__Exercise__. Repeat the whole listing exactly as written.

__Data segment__.
┄┄┄┄┄┄

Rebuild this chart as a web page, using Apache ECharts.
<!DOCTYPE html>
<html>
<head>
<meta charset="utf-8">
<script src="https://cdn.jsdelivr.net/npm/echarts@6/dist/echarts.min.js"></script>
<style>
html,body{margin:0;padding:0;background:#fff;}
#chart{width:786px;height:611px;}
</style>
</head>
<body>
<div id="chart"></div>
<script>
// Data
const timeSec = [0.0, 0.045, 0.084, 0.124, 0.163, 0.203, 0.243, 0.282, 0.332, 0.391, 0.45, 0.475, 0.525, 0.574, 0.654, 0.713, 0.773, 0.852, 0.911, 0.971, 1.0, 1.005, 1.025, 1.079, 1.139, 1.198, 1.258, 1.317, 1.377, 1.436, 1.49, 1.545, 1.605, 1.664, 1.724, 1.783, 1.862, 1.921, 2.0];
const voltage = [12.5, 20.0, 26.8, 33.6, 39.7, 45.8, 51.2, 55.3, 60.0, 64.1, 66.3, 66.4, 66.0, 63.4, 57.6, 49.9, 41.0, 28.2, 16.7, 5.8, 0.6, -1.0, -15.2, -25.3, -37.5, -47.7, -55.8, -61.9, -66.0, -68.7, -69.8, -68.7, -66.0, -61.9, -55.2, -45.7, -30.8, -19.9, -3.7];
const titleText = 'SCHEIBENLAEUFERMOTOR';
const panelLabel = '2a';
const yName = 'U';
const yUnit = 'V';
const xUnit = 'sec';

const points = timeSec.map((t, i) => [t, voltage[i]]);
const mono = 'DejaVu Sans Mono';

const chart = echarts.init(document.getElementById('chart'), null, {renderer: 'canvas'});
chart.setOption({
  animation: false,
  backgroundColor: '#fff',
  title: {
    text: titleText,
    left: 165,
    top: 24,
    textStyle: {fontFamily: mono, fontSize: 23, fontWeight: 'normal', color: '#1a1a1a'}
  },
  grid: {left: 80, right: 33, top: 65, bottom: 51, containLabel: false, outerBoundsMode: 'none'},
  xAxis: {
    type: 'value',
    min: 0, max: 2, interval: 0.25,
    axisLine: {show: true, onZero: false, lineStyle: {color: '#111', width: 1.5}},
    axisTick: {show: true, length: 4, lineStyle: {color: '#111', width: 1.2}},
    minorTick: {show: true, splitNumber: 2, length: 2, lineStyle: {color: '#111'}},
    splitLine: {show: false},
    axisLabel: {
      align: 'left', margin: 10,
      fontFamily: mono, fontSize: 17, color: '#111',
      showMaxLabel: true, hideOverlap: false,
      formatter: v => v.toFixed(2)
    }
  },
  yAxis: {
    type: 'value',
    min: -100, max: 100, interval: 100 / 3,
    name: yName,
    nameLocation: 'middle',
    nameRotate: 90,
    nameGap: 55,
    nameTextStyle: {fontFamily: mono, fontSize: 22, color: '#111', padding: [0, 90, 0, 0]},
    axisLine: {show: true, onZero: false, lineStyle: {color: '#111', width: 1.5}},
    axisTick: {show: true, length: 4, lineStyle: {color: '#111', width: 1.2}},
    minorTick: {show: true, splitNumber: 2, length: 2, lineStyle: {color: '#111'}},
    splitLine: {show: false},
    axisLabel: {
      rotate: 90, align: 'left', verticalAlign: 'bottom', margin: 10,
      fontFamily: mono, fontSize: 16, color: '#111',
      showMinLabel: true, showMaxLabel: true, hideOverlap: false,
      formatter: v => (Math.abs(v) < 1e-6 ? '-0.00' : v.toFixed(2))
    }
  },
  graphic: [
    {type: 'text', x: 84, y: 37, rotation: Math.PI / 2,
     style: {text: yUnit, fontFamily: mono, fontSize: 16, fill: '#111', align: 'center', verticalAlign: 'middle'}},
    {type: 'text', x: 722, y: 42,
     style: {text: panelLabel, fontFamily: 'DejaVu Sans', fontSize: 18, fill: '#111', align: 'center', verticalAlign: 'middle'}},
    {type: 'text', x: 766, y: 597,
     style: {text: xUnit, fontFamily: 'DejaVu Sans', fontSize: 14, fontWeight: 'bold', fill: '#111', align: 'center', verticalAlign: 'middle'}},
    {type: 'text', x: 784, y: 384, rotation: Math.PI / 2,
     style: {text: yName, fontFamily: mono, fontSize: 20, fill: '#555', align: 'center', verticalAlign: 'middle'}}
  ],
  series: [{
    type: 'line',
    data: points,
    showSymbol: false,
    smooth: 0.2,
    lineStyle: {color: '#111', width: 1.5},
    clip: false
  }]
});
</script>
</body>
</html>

┄┄┄┄┄┄

__Result for this exercise__.
Rebuild this chart as a web page, using Apache ECharts.
<!DOCTYPE html>
<html>
<head>
<meta charset="utf-8">
<script src="https://cdn.jsdelivr.net/npm/echarts@6/dist/echarts.min.js"></script>
<style>
html,body{margin:0;padding:0;background:#fff;}
#chart{width:786px;height:611px;}
</style>
</head>
<body>
<div id="chart"></div>
<script>
// Data
const timeSec = [0.0, 0.045, 0.084, 0.124, 0.163, 0.203, 0.243, 0.282, 0.332, 0.391, 0.45, 0.475, 0.525, 0.574, 0.654, 0.713, 0.773, 0.852, 0.911, 0.971, 1.0, 1.005, 1.025, 1.079, 1.139, 1.198, 1.258, 1.317, 1.377, 1.436, 1.49, 1.545, 1.605, 1.664, 1.724, 1.783, 1.862, 1.921, 2.0];
const voltage = [12.5, 20.0, 26.8, 33.6, 39.7, 45.8, 51.2, 55.3, 60.0, 64.1, 66.3, 66.4, 66.0, 63.4, 57.6, 49.9, 41.0, 28.2, 16.7, 5.8, 0.6, -1.0, -15.2, -25.3, -37.5, -47.7, -55.8, -61.9, -66.0, -68.7, -69.8, -68.7, -66.0, -61.9, -55.2, -45.7, -30.8, -19.9, -3.7];
const titleText = 'SCHEIBENLAEUFERMOTOR';
const panelLabel = '2a';
const yName = 'U';
const yUnit = 'V';
const xUnit = 'sec';

const points = timeSec.map((t, i) => [t, voltage[i]]);
const mono = 'DejaVu Sans Mono';

const chart = echarts.init(document.getElementById('chart'), null, {renderer: 'canvas'});
chart.setOption({
  animation: false,
  backgroundColor: '#fff',
  title: {
    text: titleText,
    left: 165,
    top: 24,
    textStyle: {fontFamily: mono, fontSize: 23, fontWeight: 'normal', color: '#1a1a1a'}
  },
  grid: {left: 80, right: 33, top: 65, bottom: 51, containLabel: false, outerBoundsMode: 'none'},
  xAxis: {
    type: 'value',
    min: 0, max: 2, interval: 0.25,
    axisLine: {show: true, onZero: false, lineStyle: {color: '#111', width: 1.5}},
    axisTick: {show: true, length: 4, lineStyle: {color: '#111', width: 1.2}},
    minorTick: {show: true, splitNumber: 2, length: 2, lineStyle: {color: '#111'}},
    splitLine: {show: false},
    axisLabel: {
      align: 'left', margin: 10,
      fontFamily: mono, fontSize: 17, color: '#111',
      showMaxLabel: true, hideOverlap: false,
      formatter: v => v.toFixed(2)
    }
  },
  yAxis: {
    type: 'value',
    min: -100, max: 100, interval: 100 / 3,
    name: yName,
    nameLocation: 'middle',
    nameRotate: 90,
    nameGap: 55,
    nameTextStyle: {fontFamily: mono, fontSize: 22, color: '#111', padding: [0, 90, 0, 0]},
    axisLine: {show: true, onZero: false, lineStyle: {color: '#111', width: 1.5}},
    axisTick: {show: true, length: 4, lineStyle: {color: '#111', width: 1.2}},
    minorTick: {show: true, splitNumber: 2, length: 2, lineStyle: {color: '#111'}},
    splitLine: {show: false},
    axisLabel: {
      rotate: 90, align: 'left', verticalAlign: 'bottom', margin: 10,
      fontFamily: mono, fontSize: 16, color: '#111',
      showMinLabel: true, showMaxLabel: true, hideOverlap: false,
      formatter: v => (Math.abs(v) < 1e-6 ? '-0.00' : v.toFixed(2))
    }
  },
  graphic: [
    {type: 'text', x: 84, y: 37, rotation: Math.PI / 2,
     style: {text: yUnit, fontFamily: mono, fontSize: 16, fill: '#111', align: 'center', verticalAlign: 'middle'}},
    {type: 'text', x: 722, y: 42,
     style: {text: panelLabel, fontFamily: 'DejaVu Sans', fontSize: 18, fill: '#111', align: 'center', verticalAlign: 'middle'}},
    {type: 'text', x: 766, y: 597,
     style: {text: xUnit, fontFamily: 'DejaVu Sans', fontSize: 14, fontWeight: 'bold', fill: '#111', align: 'center', verticalAlign: 'middle'}},
    {type: 'text', x: 784, y: 384, rotation: Math.PI / 2,
     style: {text: yName, fontFamily: mono, fontSize: 20, fill: '#555', align: 'center', verticalAlign: 'middle'}}
  ],
  series: [{
    type: 'line',
    data: points,
    showSymbol: false,
    smooth: 0.2,
    lineStyle: {color: '#111', width: 1.5},
    clip: false
  }]
});
</script>
</body>
</html>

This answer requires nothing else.